Hoje, os valores investidos em saúde e educação estão vinculados ao avanço da receita do governo.
Assim que o governo Temer anunciou que as duas áreas entrariam no texto, houve um debate sobre os prejuízos para os serviços, o que o presidente interino negou reiteradamente.
Os especialistas ouvidos pela BBC dizem que é difícil saber como o ensino e o atendimento de saúde serão afetados, mas questionam a necessidade de limitar os gastos desses setores à inflação.

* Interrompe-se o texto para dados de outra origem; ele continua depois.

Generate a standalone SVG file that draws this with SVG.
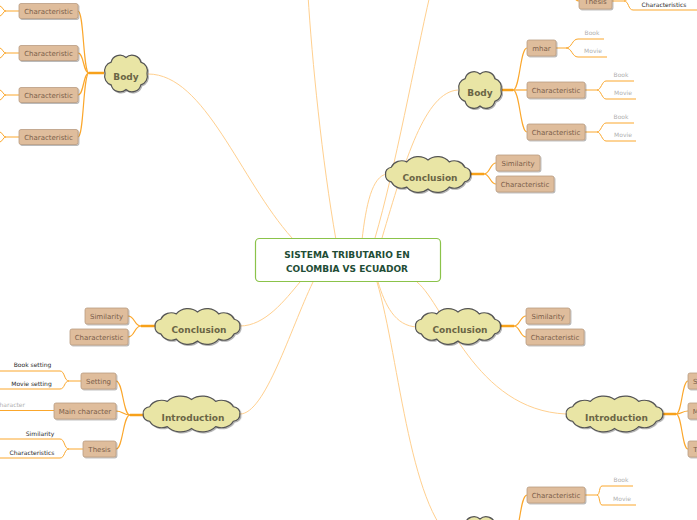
<svg xmlns="http://www.w3.org/2000/svg" width="697" height="520" viewBox="0 0 697 520">
<style>
  .main{fill:none;stroke:#ffd08f;stroke-width:1}
  .stub{fill:none;stroke:#f7a11a;stroke-width:2.5}
  .br{fill:none;stroke:#fba72c;stroke-width:1.2}
  .lf{fill:none;stroke:#fba72c;stroke-width:1}
  .cloud{fill:#e9e5a5;stroke:#555;stroke-width:1.2;filter:url(#sh)}
  .ct{font-family:"DejaVu Sans",Verdana,sans-serif;font-size:9px;font-weight:bold;fill:#6b6545;text-anchor:middle}
  .box{fill:#dfbd9c;stroke:#b99c82;stroke-width:0.8;filter:url(#sh)}
  .bt{font-family:"DejaVu Sans",Verdana,sans-serif;font-size:7px;fill:#7b5e4a;text-anchor:middle}
  .lg{font-family:"DejaVu Sans",Verdana,sans-serif;font-size:6px;fill:#b0b0b0;text-anchor:middle}
  .ld{font-family:"DejaVu Sans",Verdana,sans-serif;font-size:6px;fill:#2a2a2a;text-anchor:middle}
  .center{fill:#fff;stroke:#8bc34a;stroke-width:1.2}
  .cen{font-family:"DejaVu Sans",Verdana,sans-serif;font-size:9px;font-weight:bold;fill:#1f4d36;text-anchor:middle}
</style>
<defs>
  <filter id="sh" x="-20%" y="-30%" width="140%" height="170%">
    <feDropShadow dx="1" dy="1" stdDeviation="0.6" flood-color="#000" flood-opacity="0.3"/>
  </filter>
</defs>

<g id="connectors">
  <path class="main" d="M148,74 C205,74 240,180 292,238"/>
  <path class="main" d="M336,240 C322,160 312,60 308,-5"/>
  <path class="main" d="M375,238 C395,170 415,60 430,-5"/>
  <path class="main" d="M458,90 C425,92 405,160 382,238"/>
  <path class="main" d="M387,174 C372,176 366,205 362,240"/>
  <path class="main" d="M240,326 C265,326 285,300 300,282"/>
  <path class="main" d="M240,414 C265,414 290,330 313,282"/>
  <path class="main" d="M378,282 C385,305 395,326 417,327"/>
  <path class="main" d="M417,282 C445,305 475,410 566,414"/>
  <path class="main" d="M377,282 C400,360 410,520 460,545"/>

  <path class="stub" d="M104,73 H89"/>
  <path class="stub" d="M502,90 H513"/>
  <path class="stub" d="M470,174 H484"/>
  <path class="stub" d="M155,326 H141"/>
  <path class="stub" d="M143,415 H130"/>
  <path class="stub" d="M500,326 H514"/>
  <path class="stub" d="M663,414 H676"/>
  <path class="stub" d="M502,534 H514"/>

  <path class="br" d="M89,73 C83,73 84,11 78,11"/>
  <path class="br" d="M89,73 C83,73 84,53 78,53"/>
  <path class="br" d="M89,73 C83,73 84,95 78,95"/>
  <path class="br" d="M89,73 C83,73 84,137 78,137"/>
  <path class="br" d="M513,90 C520,90 520,48 527,48"/>
  <path class="br" d="M513,90 H527"/>
  <path class="br" d="M513,90 C520,90 520,132 527,132"/>
  <path class="br" d="M484,174 C490,174 490,163 496,163"/>
  <path class="br" d="M484,174 C490,174 490,184 496,184"/>
  <path class="br" d="M141,326 C134,326 135,316 128,316"/>
  <path class="br" d="M141,326 C134,326 135,337 128,337"/>
  <path class="br" d="M130,415 C123,415 123,381 116,381"/>
  <path class="br" d="M130,415 C123,415 123,411 116,411"/>
  <path class="br" d="M130,415 C123,415 123,449 116,449"/>
  <path class="br" d="M514,326 C520,326 520,316 526,316"/>
  <path class="br" d="M514,326 C520,326 520,337 526,337"/>
  <path class="br" d="M676,414 C682,414 682,381 688,381"/>
  <path class="br" d="M676,414 C682,414 682,411 688,411"/>
  <path class="br" d="M676,414 C682,414 682,449 688,449"/>
  <path class="br" d="M514,534 C520,534 520,495 527,495"/>
  <path class="br" d="M579,1 C574,1 574,-6 570,-12"/>

  <path class="lf" d="M19,11 H6 M6,11 C3,11 3,7 0,6 M6,11 C3,11 3,15 0,16"/>
  <path class="lf" d="M19,53 H6 M6,53 C3,53 3,49 0,48 M6,53 C3,53 3,57 0,58"/>
  <path class="lf" d="M19,95 H6 M6,95 C3,95 3,91 0,90 M6,95 C3,95 3,99 0,100"/>
  <path class="lf" d="M19,137 H6 M6,137 C3,137 3,133 0,132 M6,137 C3,137 3,141 0,142"/>
  <path class="lf" d="M556,48 H566 M566,48 C572,48 572,39 578,39 H604 M566,48 C572,48 572,57 578,57 H607"/>
  <path class="lf" d="M585,90 H597 M597,90 C601,90 602,81 606,81 H634 M597,90 C601,90 602,99 606,99 H636"/>
  <path class="lf" d="M585,132 H597 M597,132 C601,132 602,123 606,123 H634 M597,132 C601,132 602,141 606,141 H636"/>
  <path class="lf" d="M585,495 H597 M597,495 C600,495 599,486 602,486 H633 M597,495 C600,495 599,505 602,505 H636"/>
  <path class="lf" d="M81,381 H69 M69,381 C64,381 65,371 60,371 H0 M69,381 C64,381 65,389 60,389 H0"/>
  <path class="lf" d="M54,410.5 H0"/>
  <path class="lf" d="M83,449 H69 M69,449 C64,449 65,439 60,439 H0 M69,449 C64,449 65,458 60,458 H0"/>
  <path class="lf" d="M612,1 H624 M624,1 C629,1 628,10 633,10 H697 M624,1 C629,1 628,-8 633,-8 H697"/>
</g>

<g id="central">
  <rect class="center" x="255.5" y="238.5" width="185" height="43" rx="4"/>
  <text class="cen" x="347" y="257.5">SISTEMA TRIBUTARIO EN</text>
  <text class="cen" x="347" y="271.5">COLOMBIA VS ECUADOR</text>
</g>

<g id="body-left">
  <path class="cloud" transform="translate(126,73.5)" d="M21,0 A9,9 0 0 1 14.85,11.31 A9,9 0 0 1 0,16 A9,9 0 0 1 -14.85,11.31 A9,9 0 0 1 -21,0 A9,9 0 0 1 -14.85,-11.31 A9,9 0 0 1 0,-16 A9,9 0 0 1 14.85,-11.31 A9,9 0 0 1 21,0 Z"/>
  <text class="ct" x="126" y="79.5">Body</text>
</g>
<g id="bl-char1"><rect class="box" x="19" y="3.5" width="59" height="15" rx="2"/><text class="bt" x="48.5" y="13.5">Characteristic</text></g>
<g id="bl-char2"><rect class="box" x="19" y="45.5" width="59" height="15" rx="2"/><text class="bt" x="48.5" y="55.5">Characteristic</text></g>
<g id="bl-char3"><rect class="box" x="19" y="87.5" width="59" height="15" rx="2"/><text class="bt" x="48.5" y="97.5">Characteristic</text></g>
<g id="bl-char4"><rect class="box" x="19" y="129.5" width="59" height="15" rx="2"/><text class="bt" x="48.5" y="139.5">Characteristic</text></g>

<g id="body-right">
  <path class="cloud" transform="translate(480,90)" d="M21,0 A9,9 0 0 1 14.85,11.31 A9,9 0 0 1 0,16 A9,9 0 0 1 -14.85,11.31 A9,9 0 0 1 -21,0 A9,9 0 0 1 -14.85,-11.31 A9,9 0 0 1 0,-16 A9,9 0 0 1 14.85,-11.31 A9,9 0 0 1 21,0 Z"/>
  <text class="ct" x="480" y="96">Body</text>
</g>
<g id="br-mhar"><rect class="box" x="527" y="40" width="29" height="16" rx="2"/><text class="bt" x="541.5" y="50.5">mhar</text>
  <text class="lg" x="592" y="35">Book</text><text class="lg" x="593" y="53">Movie</text></g>
<g id="br-char2"><rect class="box" x="527" y="82" width="58" height="16" rx="2"/><text class="bt" x="556" y="92.5">Characteristic</text>
  <text class="lg" x="621" y="77">Book</text><text class="lg" x="623" y="95">Movie</text></g>
<g id="br-char3"><rect class="box" x="527" y="124" width="58" height="16" rx="2"/><text class="bt" x="556" y="134.5">Characteristic</text>
  <text class="lg" x="621" y="119">Book</text><text class="lg" x="623" y="137">Movie</text></g>

<g id="top-thesis"><rect class="box" x="579" y="-7" width="33" height="16" rx="2"/><text class="bt" x="595.5" y="3.5">Thesis</text>
  <text class="ld" x="664" y="6.5">Characteristics</text></g>

<g id="conclusion-upper">
  <path class="cloud" transform="translate(428,174.5) scale(1.01,0.97)" vector-effect="non-scaling-stroke" d="M42,0 A6.6,6.6 0 0 1 36.37,7.5 A11.4,11.4 0 0 1 21,12.99 A14.8,14.8 0 0 1 0,15 A14.8,14.8 0 0 1 -21,12.99 A11.4,11.4 0 0 1 -36.37,7.5 A6.6,6.6 0 0 1 -42,0 A6.6,6.6 0 0 1 -36.37,-7.5 A11.4,11.4 0 0 1 -21,-12.99 A14.8,14.8 0 0 1 0,-15 A14.8,14.8 0 0 1 21,-12.99 A11.4,11.4 0 0 1 36.37,-7.5 A6.6,6.6 0 0 1 42,0 Z"/>
  <text class="ct" x="430" y="180.5">Conclusion</text>
</g>
<g id="cu-sim"><rect class="box" x="496" y="155" width="44" height="16" rx="2"/><text class="bt" x="518" y="165.5">Similarity</text></g>
<g id="cu-char"><rect class="box" x="496" y="176" width="58" height="16" rx="2"/><text class="bt" x="525" y="186.5">Characteristic</text></g>

<g id="conclusion-left">
  <path class="cloud" transform="translate(197.5,326.5) scale(1.01,0.97)" vector-effect="non-scaling-stroke" d="M42,0 A6.6,6.6 0 0 1 36.37,7.5 A11.4,11.4 0 0 1 21,12.99 A14.8,14.8 0 0 1 0,15 A14.8,14.8 0 0 1 -21,12.99 A11.4,11.4 0 0 1 -36.37,7.5 A6.6,6.6 0 0 1 -42,0 A6.6,6.6 0 0 1 -36.37,-7.5 A11.4,11.4 0 0 1 -21,-12.99 A14.8,14.8 0 0 1 0,-15 A14.8,14.8 0 0 1 21,-12.99 A11.4,11.4 0 0 1 36.37,-7.5 A6.6,6.6 0 0 1 42,0 Z"/>
  <text class="ct" x="199" y="333">Conclusion</text>
</g>
<g id="cl-sim"><rect class="box" x="85" y="308" width="43" height="16" rx="2"/><text class="bt" x="106.5" y="318.5">Similarity</text></g>
<g id="cl-char"><rect class="box" x="70" y="329" width="58" height="16" rx="2"/><text class="bt" x="99" y="339.5">Characteristic</text></g>

<g id="intro-left">
  <path class="cloud" transform="translate(191.5,414) scale(1.15,0.97)" vector-effect="non-scaling-stroke" d="M42,0 A6.6,6.6 0 0 1 36.37,7.5 A11.4,11.4 0 0 1 21,12.99 A14.8,14.8 0 0 1 0,15 A14.8,14.8 0 0 1 -21,12.99 A11.4,11.4 0 0 1 -36.37,7.5 A6.6,6.6 0 0 1 -42,0 A6.6,6.6 0 0 1 -36.37,-7.5 A11.4,11.4 0 0 1 -21,-12.99 A14.8,14.8 0 0 1 0,-15 A14.8,14.8 0 0 1 21,-12.99 A11.4,11.4 0 0 1 36.37,-7.5 A6.6,6.6 0 0 1 42,0 Z"/>
  <text class="ct" x="193" y="421">Introduction</text>
</g>
<g id="il-setting"><rect class="box" x="81" y="373" width="35" height="16" rx="2"/><text class="bt" x="98.5" y="383.5">Setting</text>
  <text class="ld" x="32.5" y="367">Book setting</text><text class="ld" x="31.5" y="385.5">Movie setting</text></g>
<g id="il-main"><rect class="box" x="54" y="403" width="62" height="16" rx="2"/><text class="bt" x="85" y="413.5">Main character</text>
  <text class="lg" x="25" y="407" style="text-anchor:end">Character</text></g>
<g id="il-thesis"><rect class="box" x="83" y="441" width="33" height="16" rx="2"/><text class="bt" x="99.5" y="451.5">Thesis</text>
  <text class="ld" x="40" y="435.5">Similarity</text><text class="ld" x="32" y="454.5">Characteristics</text></g>

<g id="conclusion-right">
  <path class="cloud" transform="translate(458,326.5) scale(1.01,0.97)" vector-effect="non-scaling-stroke" d="M42,0 A6.6,6.6 0 0 1 36.37,7.5 A11.4,11.4 0 0 1 21,12.99 A14.8,14.8 0 0 1 0,15 A14.8,14.8 0 0 1 -21,12.99 A11.4,11.4 0 0 1 -36.37,7.5 A6.6,6.6 0 0 1 -42,0 A6.6,6.6 0 0 1 -36.37,-7.5 A11.4,11.4 0 0 1 -21,-12.99 A14.8,14.8 0 0 1 0,-15 A14.8,14.8 0 0 1 21,-12.99 A11.4,11.4 0 0 1 36.37,-7.5 A6.6,6.6 0 0 1 42,0 Z"/>
  <text class="ct" x="460" y="333">Conclusion</text>
</g>
<g id="cr-sim"><rect class="box" x="526" y="308" width="44" height="16" rx="2"/><text class="bt" x="548" y="318.5">Similarity</text></g>
<g id="cr-char"><rect class="box" x="526" y="329" width="58" height="16" rx="2"/><text class="bt" x="555" y="339.5">Characteristic</text></g>

<g id="intro-right">
  <path class="cloud" transform="translate(614.5,414) scale(1.15,0.97)" vector-effect="non-scaling-stroke" d="M42,0 A6.6,6.6 0 0 1 36.37,7.5 A11.4,11.4 0 0 1 21,12.99 A14.8,14.8 0 0 1 0,15 A14.8,14.8 0 0 1 -21,12.99 A11.4,11.4 0 0 1 -36.37,7.5 A6.6,6.6 0 0 1 -42,0 A6.6,6.6 0 0 1 -36.37,-7.5 A11.4,11.4 0 0 1 -21,-12.99 A14.8,14.8 0 0 1 0,-15 A14.8,14.8 0 0 1 21,-12.99 A11.4,11.4 0 0 1 36.37,-7.5 A6.6,6.6 0 0 1 42,0 Z"/>
  <text class="ct" x="616.5" y="421">Introduction</text>
</g>
<g id="ir-setting"><rect class="box" x="688" y="373" width="35" height="16" rx="2"/><text class="bt" x="705.5" y="383.5">Setting</text></g>
<g id="ir-main"><rect class="box" x="688" y="403" width="62" height="16" rx="2"/><text class="bt" x="719" y="413.5">Main character</text></g>
<g id="ir-thesis"><rect class="box" x="688" y="441" width="33" height="16" rx="2"/><text class="bt" x="704.5" y="451.5">Thesis</text></g>

<g id="body-bottom">
  <path class="cloud" transform="translate(480,535)" d="M21,0 A9,9 0 0 1 14.85,11.31 A9,9 0 0 1 0,16 A9,9 0 0 1 -14.85,11.31 A9,9 0 0 1 -21,0 A9,9 0 0 1 -14.85,-11.31 A9,9 0 0 1 0,-16 A9,9 0 0 1 14.85,-11.31 A9,9 0 0 1 21,0 Z"/>
</g>
<g id="bb-char"><rect class="box" x="527" y="487" width="58" height="16" rx="2"/><text class="bt" x="556" y="497.5">Characteristic</text>
  <text class="lg" x="621" y="482">Book</text><text class="lg" x="622" y="501">Movie</text></g>
</svg>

Para eles, seria possível fazer cortes maiores em outros departamentos para dar uma margem maior a essas duas áreas essenciais. Outra ideia seria esperar o resultado alcançado pelo teto fiscal antes de mexer na regra que rege os valores gastos com saúde e educação.
"Poderiam manter a regra atual valendo até o limite do gasto estar funcionando. Se não desse para cumprir o teto, se mexeria em saúde e educação, mas não antes", opina Klein.